FFホットハッチの至宝「ゴルフGTI」の8代目をあらためて試す
フォルクスワーゲンの主力ハッチバック「ゴルフ」は現在第8世代。FFホットハッチの看板を長年にわたり担ってきた「GTI」は2021年12月に日本に導入された。2022年10月に4WDの最強仕様「ゴルフR」が上陸した今、あらためて最新ゴルフGTIに試乗し、その走りと真価を検証したい。
絶対的な速さでは「R」が格段に上回っている
ホットハッチの世界的ベンチマークがゴルフであることに異論はないだろう。1972年にデビューしてからゴルフは、徹底的で合理的な作り込みによって大衆車として成功したばかりか、類い稀なる走りの性能を秘めていた。FF駆動を基本として、現代に至るまで孤高の存在として君臨してきた。いまだにその性能は、爽快な走りを求めるユーザーに支持されている。その代表格が「GTI」なのだ。
だが一方で、ゴルフ史上最強パワーを誇る「ゴルフR」が誕生した。
GTIに搭載されるパワーユニットは直列4気筒2Lターボであり、最高出力245ps、最大トルク370Nmを発する。その激烈なパワーを前輪で受け止める。
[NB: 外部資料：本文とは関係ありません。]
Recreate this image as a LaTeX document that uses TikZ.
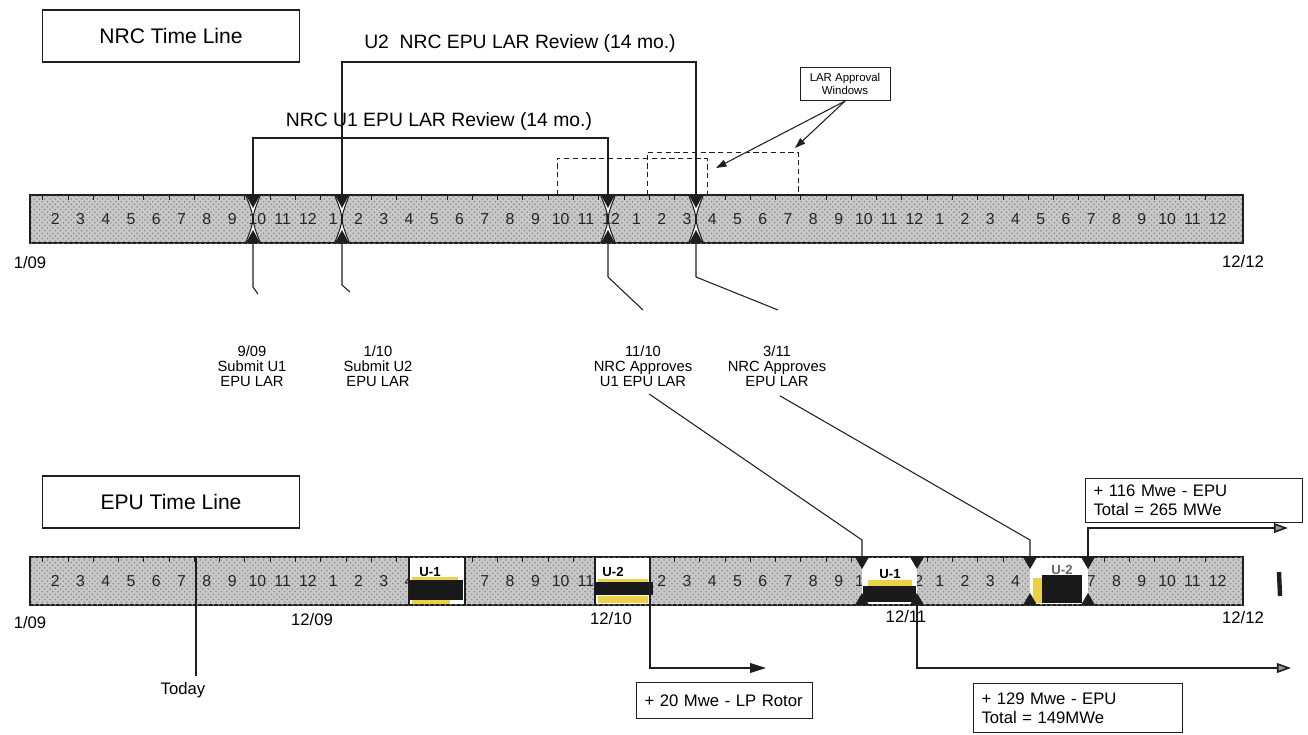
\documentclass[tikz,border=0pt]{standalone}
\usepackage{fontspec}
\setmainfont{Liberation Sans}
\usepackage{tikz}
\usetikzlibrary{arrows.meta, positioning, patterns, calc}
\definecolor{bargray}{RGB}{200,200,200}
\definecolor{mydark}{RGB}{30,30,30}
\definecolor{hilite}{RGB}{236,208,72}
\tikzset{
  titlebox/.style={rectangle, draw=mydark, line width=0.6pt,
    minimum width=5.14cm, minimum height=1.04cm,
    font=\fontsize{12}{14}\selectfont},
  bar/.style={draw=mydark, line width=0.8pt, fill=bargray,
    postaction={pattern=crosshatch dots, pattern color=black!45}},
  month/.style={font=\fontsize{9}{9}\selectfont, text=black!85, inner sep=0pt},
  tick/.style={line width=0.4pt, color=mydark},
  edgelbl/.style={font=\fontsize{9.5}{10}\selectfont, inner sep=0pt},
  revlbl/.style={font=\fontsize{11}{12}\selectfont, inner sep=0pt},
  review/.style={line width=1.5pt, color=mydark},
  window/.style={densely dashed, line width=0.5pt, color=mydark},
  leader/.style={line width=0.6pt, color=mydark},
  datelbl/.style={align=center, font=\fontsize{8.4}{8.6}\selectfont, inner sep=0pt},
  larbox/.style={rectangle, draw=mydark, line width=0.5pt, align=center,
    minimum width=1.8cm, minimum height=0.64cm, font=\fontsize{6.5}{7.5}\selectfont},
  lararrow/.style={-{Triangle[length=6pt, width=4pt]}, line width=0.6pt, color=mydark},
  gain/.style={-{Triangle[length=9pt, width=5.5pt]}, line width=0.9pt, color=mydark},
  gainopen/.style={-{Triangle[length=8pt, width=5.5pt, fill=black!40]}, line width=0.9pt, color=mydark},
  gainbox/.style={rectangle, draw=mydark, line width=0.6pt, anchor=north west,
    align=left, inner xsep=0.16cm, font=\fontsize{9.5}{10.8}\selectfont},
  unitlbl/.style={font=\bfseries\fontsize{7.5}{8}\selectfont, inner sep=0pt},
  redact/.style={fill=black!90}
}

\begin{document}
\begin{tikzpicture}[x=0.02cm, y=-0.02cm]
  \useasboundingbox (0,0) rectangle (1308,734);

  % Title boxes
  \node[titlebox] (nrcbox) at (171,36) {NRC Time Line};
  \node[titlebox] (epubox) at (171,502) {EPU Time Line};

  % NRC bar
  \draw[bar] (30,195) rectangle (1243,243);
  \foreach \i in {2,...,48}{
    \pgfmathtruncatemacro{\m}{mod(\i-1,12)+1}
    \node[month] (tm\i) at ({30+(\i-1)*25.27},219) {\m};
  }
  \foreach \i in {1,...,47}
    \draw[tick] ({30+(\i-0.5)*25.27},195) -- ++(0,5);
  \node[edgelbl] (tstart) at (30,263) {1/09};
  \node[edgelbl] (tend) at (1243,262) {12/12};

  % Notches on NRC bar
  \foreach \x/\n in {253/s1, 342/s2, 608/a1, 696/a2}{
    \fill[white] (\x-7,196) .. controls (\x+2,219) .. (\x-7,242)
      -- (\x+7,242) .. controls (\x-2,219) .. (\x+7,196) -- cycle;
    \draw[leader] (\x-7,196) .. controls (\x+2,219) .. (\x-7,242);
    \draw[leader] (\x+7,196) .. controls (\x-2,219) .. (\x+7,242);
    \fill[mydark] (\x-7,195) -- (\x+7,195) -- (\x,208) -- cycle;
    \fill[mydark] (\x-7,243) -- (\x+7,243) -- (\x,230) -- cycle;
    \coordinate (\n-t) at (\x,195);
    \coordinate (\n-b) at (\x,243);
  }

  % Review brackets
  \node[revlbl] (rev2) at (520,43) {U2~ NRC EPU LAR Review (14 mo.)};
  \node[revlbl] (rev1) at (439,121) {NRC U1 EPU LAR Review (14 mo.)};
  \draw[review] (s1-t) -- ++(0,-57) -| (a1-t);
  \draw[review] (s2-t) -- ++(0,-133) -| (a2-t);

  % Approval windows
  \coordinate (w1l) at (557,195);
  \coordinate (w1r) at (707,195);
  \coordinate (w2l) at (647,195);
  \coordinate (w2r) at (798,195);
  \draw[window] (w1l) -- ++(0,-37) -| (w1r);
  \draw[window] (w2l) -- ++(0,-43) -| (w2r);
  \node[larbox] (lar) at (845,84) {LAR Approval\\Windows};
  \coordinate (w1tip) at (716,168);
  \coordinate (w2tip) at (795,148);
  \draw[lararrow] (lar.south) -- (w1tip);
  \draw[lararrow] (lar.south) -- (w2tip);

  % Milestones
  \node[datelbl] (sub1) at (252,366) {9/09\\Submit U1\\EPU LAR};
  \node[datelbl] (sub2) at (378,366) {1/10\\Submit U2\\EPU LAR};
  \node[datelbl] (app1) at (643,366) {11/10\\NRC Approves\\U1 EPU LAR};
  \node[datelbl] (app2) at (777,366) {3/11\\NRC Approves\\EPU LAR};
  \draw[leader] (s1-b) -- ++(0,44) -- ++(5,7);
  \draw[leader] (s2-b) -- ++(0,42) -- ++(8,7);
  \draw[leader] (a1-b) -- ++(0,34) -- ++(35,33);
  \draw[leader] (a2-b) -- ++(0,34) -- ++(82,33);

  % EPU bar (months under the outages are hidden)
  \draw[bar] (30,557) rectangle (1243,605);
  \foreach \i in {2,...,48}{
    \pgfmathtruncatemacro{\m}{mod(\i-1,12)+1}
    \pgfmathtruncatemacro{\hide}{or(or(or(\i==17,\i==18),or(\i==24,\i==25)),or(or(\i==35,\i==41),\i==42))}
    \ifnum\hide=0
      \node[month] (bm\i) at ({30+(\i-1)*25.27},581) {\m};
    \fi
  }
  \foreach \i in {1,...,47}
    \draw[tick] ({30+(\i-0.5)*25.27},557) -- ++(0,5);
  \node[edgelbl] (bstart) at (30,623) {1/09};
  \node[edgelbl] (b09) at (312,620) {12/09};
  \node[edgelbl] (b10) at (611,619) {12/10};
  \node[edgelbl] (b11) at (906,617) {12/11};
  \node[edgelbl] (bend) at (1243,618) {12/12};

  % Outages
  \fill[white] (409,558) rectangle (465,604);
  \draw[leader] (409,557) -- (409,605) (465,557) -- (465,605);
  \fill[hilite] (412,577) rectangle (458,581);
  \fill[redact] (409,580) rectangle (463,600);
  \fill[hilite] (412,600) rectangle (450,604);
  \node[unitlbl] (out1) at (430,572) {U-1};

  \fill[white] (595,558) rectangle (650,604);
  \draw[leader] (595,557) -- (595,605);
  \fill[hilite] (598,579) rectangle (648,583);
  \fill[redact] (595,582) rectangle (653,595);
  \fill[hilite] (598,596) rectangle (648,603);
  \node[unitlbl] (out2) at (613,572) {U-2};

  \fill[white] (862,558) rectangle (917,604);
  \fill[hilite] (868,580) rectangle (912,586);
  \fill[redact] (863,586) rectangle (916,602);
  \node[unitlbl] (out3) at (890,574) {U-1};

  \fill[white] (1030,558) rectangle (1088,604);
  \node[unitlbl, text=black!60] (out4) at (1062,570) {U-2};
  \fill[hilite] (1033,578) rectangle (1043,603);
  \fill[redact] (1042,575) rectangle (1082,603);

  \foreach \x/\n in {862/m1, 917/m3, 1030/m2, 1088/m4}{
    \fill[mydark] (\x-7,557) -- (\x+7,557) -- (\x,569) -- cycle;
    \fill[mydark] (\x-7,605) -- (\x+7,605) -- (\x,593) -- cycle;
    \coordinate (\n-t) at (\x,557);
    \coordinate (\n-b) at (\x,605);
  }

  % Approvals into EPU bar
  \coordinate (k1) at (862,540);
  \coordinate (k2) at (1030,540);
  \draw[leader] ([shift={(6,7)}]app1.south) -- (k1) -- (m1-t);
  \draw[leader] ([shift={(3,9)}]app2.south) -- (k2) -- (m2-t);

  % Today
  \coordinate (td) at (196,557);
  \coordinate (tdend) at (196,676);
  \node[edgelbl] (today) at (183,690) {Today};
  \draw[leader] (td) -- (tdend);

  % Gains
  \coordinate (p1-t) at (650,557);
  \coordinate (g1) at (766,668);
  \coordinate (g2) at (1291,668);
  \coordinate (g3) at (1288,528);
  \draw[gain] (p1-t) |- (g1);
  \draw[gainopen] (m3-b) |- (g2);
  \draw[gainopen] (m4-t) |- (g3);
  \node[gainbox, text width=3.2cm, minimum height=0.72cm] (lp) at (636,682) {+ 20 Mwe - LP Rotor};
  \node[gainbox, text width=3.86cm, minimum height=0.98cm] (epu1) at (973,683) {+ 129 Mwe - EPU\\Total = 149MWe};
  \node[gainbox, text width=4.02cm, minimum height=0.88cm] (epu2) at (1085,478) {+ 116 Mwe - EPU\\Total = 265 MWe};

  % stray mark
  \draw[line width=2.5pt, mydark] (1279,572) -- (1280,596);
\end{tikzpicture}
\end{document}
ただ、ゴルフRは同様に直列4気筒2Lターボであるのにもかかわらず、最高出力は320ps、最大トルクは420Nmに達する。GTIのそれよりも馬力で75ps、トルクで50Nmも上まわるのだ。さすがにそのパワーを2輪だけで受け止めるのは困難なようで、前後左右に駆動力を配分するトルクベクタリングシステムの4WDで武装する。スペックから想像すると、ゴルフRが格段に速さで勝るのである。
いかにもホットハッチな激しい走りの「GTI」
ただし、だからといってGTIがRよりおとなしいかといえば、答えは否。絶対的な速さではRの後塵を浴びるかもしれないものの、走りの熱さでは上まわっている。パワーで勝るクルマが走りの熱量で上まわっているとは限らない。まさにGTIのように。
低速で市街地を流していても、GTIは図太いサウンドを響かせる。背後の2本出しマフラーからは響くそれは、いかにもホットハッチならではの激しい走りを連想させる。
実際にパワーは激烈であり、うかつにアクセルペダルを床まで踏み込んだのであれば、ドカンとターボパワーが炸裂するのだ。足まわりも硬めで、路面の凹凸を確実に拾う。脳天を突き刺すような荒々しさはないが、これでも足まわりの剛性は高い。ボディ剛性も高く、車高も低い。ロールを意識することはまずないのである。
軽はずみにフルパワーを叩きつけると、前輪がスキッドする。フロントには電子制御の油圧式デフが組み込まれており、クラッチが左右輪のトルクバランスを整える。デフロックまでしてトラクションを確保しているにもかかわらず、パワーに耐えかねた前輪はそれでもラインを乱すのである。典型的なハイパワーFFの特性なのだ。